I'm going to use a couple of old high-brightness red LEDs. I don't know much about them other than that they are definitely high in brightness, have a narrow viewing angle, and the package is 'crystal clear'.


My light source is an Arduino flashing one of the LEDs five hundred times a second [if jancumps can do a 'blinky', so can I!]. I've got a 330R resistor for the current limiting, so the current will be around 10mA.


For the receiver I repurposed an old experiment, so not ideal but it will do for the blog. The board had an OP177 op amp on it. I've reworked it to be a simple transimpedance amplifier. It won't be particularly fast, but with a bit of luck it will be able to keep up with the Arduino.


The output of the reverse-biased LED will be a few uA at most [the current is proportional to the light and is what we are trying to detect].


Here's the circuit



and here it is on the bench




Most of the photo-current through the LED also flows through the 10M resistor.
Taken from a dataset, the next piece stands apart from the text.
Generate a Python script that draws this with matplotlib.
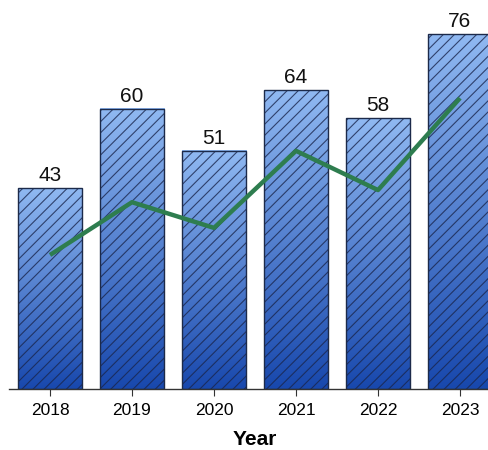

The op amp will adjust its output so that the connection between the LED and the resistor remains at 2.5V, to match the other input. So the voltage across the resistor will be 10V for each uA of current flow. With a more sophisticated circuit we could get that output voltage referenced to ground, either by working with dual-rail supplies or by following the transimpedance amplifier with a differential amplifier. In this case I'm going to cheat and clip the earth of the scope to the 2.5V being produced by the voltage reference. That's effectively the same potential as the LED/resistor node. I can do that because the bench supply output that's powering the board isn't tied to any outside voltage. [The reason for not attaching it to the node itself is because that would cause the op amp to oscillate (I tried it: it does).]


Here's what the oscilloscope sees:




The yellow trace is the op-amp output [relative to the 2.5V reference] and the blue trace shows the Arduino pin that's driving the LED. The output from the LED is only just up at the 1uA mark, and that's with a lot of light pouring in to it, but it does work (the op amp output is limiting at the top). I was worried that the 'dark' current (the basic leakage current of the diode) might be quite high, but you can see from this that it's actually fairly good and doesn't have any impact on the results.


The ramping of the output up and down comes from the charging of the capacitor across the feedback resistor.


Next, I tried increasing the distance between the LEDs by about a centimetre, like this



and that produced this trace



now the amplitude is lower (there's quite a lot of overshoot, but I'm going to ignore that).


OK, so what happens if I change the red LED on the UNO side for a green one, like this?




Does it still work?




And the answer is yes. The level is much lower, but then the green LED is dimmer anyway.


Having just invented the optocoupler, I'm going to stop there. As far as I can see, there isn't any real use of this - if you need an optocoupler, buy an optocoupler; don't try and make one out of a pair of LEDs - but it's quite fun to play with.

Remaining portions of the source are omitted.